No stress, it’s only 35lbs of meat.   glad that one’s over with.

 

Stepping Up – 35Lb Batch

At the same time I decided to step up from 15-20 lb. batches to 35lbs, I decided to start this blog.  Great thinking Jeff…

There’s a huge difference between 17lbs and 35lbs of salami,the math is easy, it’s double, but what is required is organization.  I made 5 different types of salami, and I did it very systematically, first grind all the meat, second put all of the spices into separate bowls, then start assembly, one type at  a time, mixing, stuffing then cleaning up, then mixing, stuffing and cleaning up.

Overall I did all the grinding using our 30+year old Kitchen-Aid standing mixer with the grinder attachment.  It’s more than capable of grinding the meat, but when you do that much at a time the motor starts to get a little hot.  I’m not sure you can push that machine to do much more in one session.

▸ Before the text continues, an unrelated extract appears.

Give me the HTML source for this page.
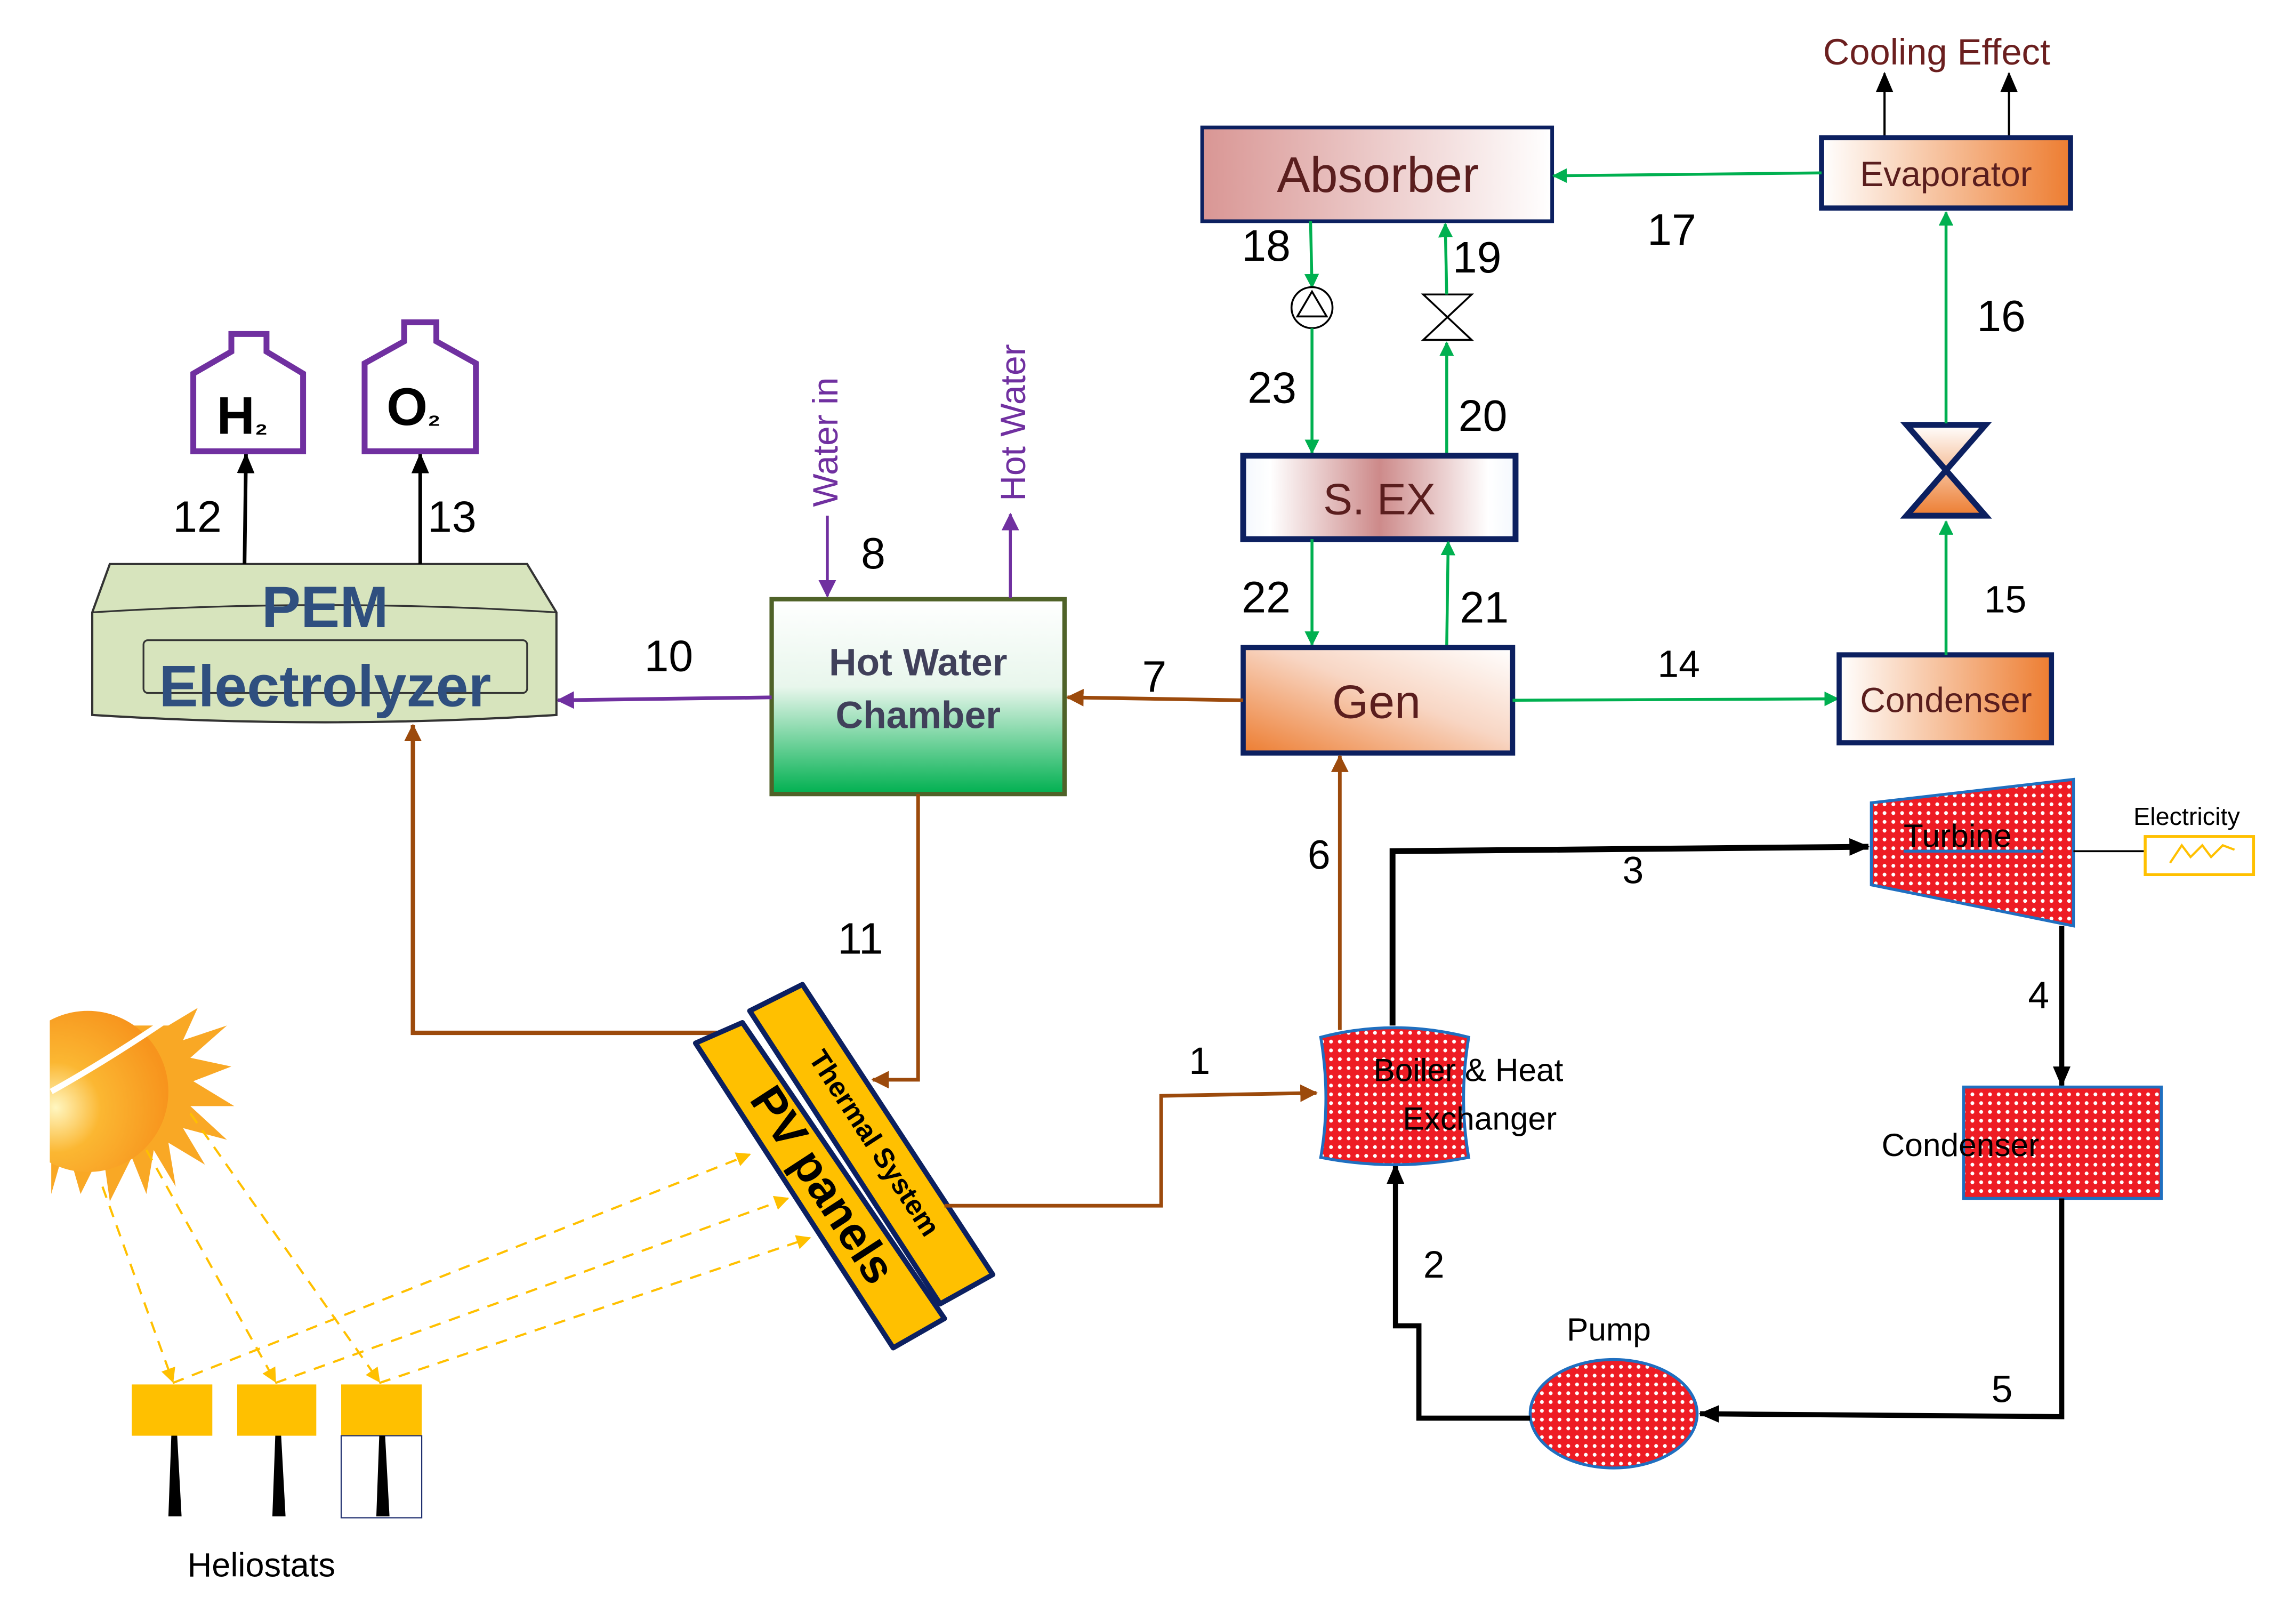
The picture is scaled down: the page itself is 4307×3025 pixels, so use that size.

The meat was all pork butts, half bone in (bones go to the dogs) and half De-boned.  No particular reason, that’s just what I grabbed at the store.  De-boned is easier, but if I can save money with the bone in I do.  We’ll talk about which meat to buy in another post.

Here’s what I made:

  1. 12 lbs of what I call “Finno” – basically it’s a Finocchiona with extra fennel, garlic and pepper and I used sherry.  This is my favorite salami and one my good friend says “of all the salami’s you make,don’t change this recipe”  glad I wrote that one down.
  2. 5lbs of Calabrese Salami – a la Len Poli.  This is my first shot at this one so I followed his recipe.  That’s pretty typical, I follow someone else the first time, then modify it if I like it.  This one features lots of crushed red pepper and anise seed, stuffed into hog cassings.  most of my salami is in 2+ inch calogen casings, these are thinner and should be ready faster.
  3. 6 lbs of Salami Artigiano – another Len Poli recipe, only modified in the meat mixture – I didn’t use any beef.  What interested me about this was the mixture of nutmeg, cinnamon and cloves with garlic powder in a classic Italian salami… we’ll see.
  4. 5 lbs Soppressa Veneta da Friuili – the last Len Poli recipe of this batch (anyone who decides to make salami sooner or later will come accross Len’s recipes.  I have never met him but he’s already had a profound influence on my salami making).  What interested me about this recipe was the use of Droga dolce (a blend of cinnamon, cardomom, nutmeg, sugar and galingal(a type of ginger).  He called for white wine and I used madiera, we’ll see.
  5. 7 lbs – Tarra Special – this one’s all custom, using tarragon, garlic powder, & sherry.  Tarragon is among my favorite herbs to cook with so I had to try it.  Stay Tuned!

I ground the meat and prepared the spices on Sunday afternoon, then on Monday after work I mixed stuffed and cleaned from 6 p.m. until about 10, then another hour of dishes to stay out of trouble and it’s all in the case.  I’m pretty sure you can’t fit much more into my case, but I’m not opposed to trying.  I believe that when it’s this full they will dry slower but that’s another experiment for this batch.

I can’t wait to taste these!

Venison Salami

O.k. let’s back up a little. 12 lbs (dried to 8.5lbs) of Venison Salami is just out of the case and into the fridge for a couple of weeks of final drying. I’ve found that when the salami gets to the correct weight, it seems better after another week or 2 in the fridge, seems to firm up a little more. Anyway before I started this last batch of 35 lbs. of 5 varieties of pork salami, I pulled these venison salamis out. They look nice but I am dying to try one.

The venison came from the owner of our local archery shop. It’s White Tail Deer from Texas. The recipe is basically Len Poli’s recipe with a few extras thrown in. That is one habit I have to stop and everyone should think about, write it down because you won’t remember.  This one has some added garlic powder and fennel seeds and red pepper.  I decided after making some summer sausage with this meat that it was very mild, not a very gammy flavor at all so that’s why I added the pepper and fennel.  We will see!

Anyway, that’s about ready to taste, the only thing about it is I don’t get to keep it all, have to give most of it back to the owner, but that’s part of the fun.